I see. The test condition for Vgs threshold is VDS = VGS.

How about figure 1? It tells me what current flows for a certain VDS and a certain Vgs.

At -4V VDS and -5V Vgs a current of 2A would flow (for the indicated pulse width). Or is that what you meant with "typical", i.e. it could very well be that the RdsON is much higher at this point and therefore the drain current lower...?

I understand that the RdsON at any Vgs voltage other than the specified is unknown.

Figure 1 should actually show worst case curves too, that would be useful.

Yes, it's all about typical vs worst case. I agree that worst case curves would be very useful.

 

That was all very interesting, but I'm not sure all of it made sense. I followed most of what you were talking about, I'm just having trouble applying it to my application. For this purpose, let's assume the signal from my uC (PIC18F45K20) is a 1-5 kHz PWM signal from 0-3.3 VDC.

If your NFET is IRLR110 or IRLU110, it is only spec'ed down to Vgs=4V. I would use one spec'ed to 3.3V or below.
Your PFET is not spec'ed for Vgs less than 10V. It is good for 20V, so you only need one resistor for a 12V supply.

I made a couple changes per yours and praondevou's recommendations. First, I mis-typed the model of the N-Channel. It's actually an IRLL110, which is apparently still not the most correct choice since Rds(on) is specified at 4V and not 3.3V. So here are my changes:

1) Eliminated resistor in divider network
2) Changed zener to 12V zener
3) Flipped the FETs around to make it easier to read (hopefully)
4) Changed N-channel FET to IRLL110

I think this should work. The only thing I'm not sure of is the value of R1. I'm also still unsure of the N-channel FET being appropriate since Rds(on) is specified at 4V. The only appropriate other FET I could find is a RUE002N02TL with Rds specified at Vgs up to 2.5V. Would this be a suitable replacement? This FET shouldn't be handling a lot of current, correct? It's just used for switching the P-Channel. Thanks for all of the comments

 

If your power supply is 12V then you don't need the zener. (if you needed it it would also need a resistor in series)

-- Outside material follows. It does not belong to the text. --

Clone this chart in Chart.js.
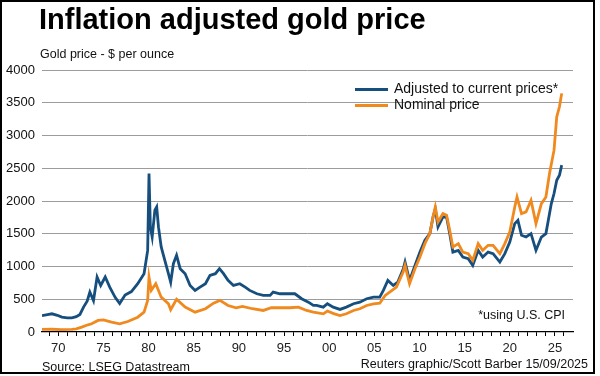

If you sort the results on digikey for n-channel MOSFETs you will find a lot that are specified down to less than 3.3V, not on digikey website though but in the components datasheet...

example:http://search.digikey.com/us/en/products/BSH103,215/568-5013-2-ND/1155054

 

There are plenty of N-channel MOSFETs that are spec'ed for Vgs<=3.3V if you can use surface mount devices.
Your zener is unnecessary for a 12 V supply. If you raise the supply voltage and leave the zener in place, it will have no current limiting, and will go up in smoke.
Is there any reason you can't use an NPN in place of the NFET?

EDIT: I was typing when praondevou was posting.

 

The BSH103 looks like it should work for my application. I can use surface mount devices, and I'm not opposed to using an NPN, but if I remember correctly, the collector current in a transistor is proportionally limited by its base current, making it current controlled rather than voltage controlled. My uC is capable of sourcing/sinking 25mA on each I/O, and I'm not sure what kinds of limitations that places on the NPN I can use. Any thoughts?

 

The BSH103 looks like it should work for my application. I can use surface mount devices, and I'm not opposed to using an NPN, but if I remember correctly, the collector current in a transistor is proportionally limited by its base current, making it current controlled rather than voltage controlled. My uC is capable of sourcing/sinking 25mA on each I/O, and I'm not sure what kinds of limitations that places on the NPN I can use. Any thoughts?

BSH103 is a nice part for this application.
To use an NPN as a switch, you can get by knowing only two facts, as long as speed isn't critical, and you observe maximum ratings (voltage, current, power dissipation):
1. Vbe≈0.7V
2. Set Ib≈Ic/10 to ensure saturation.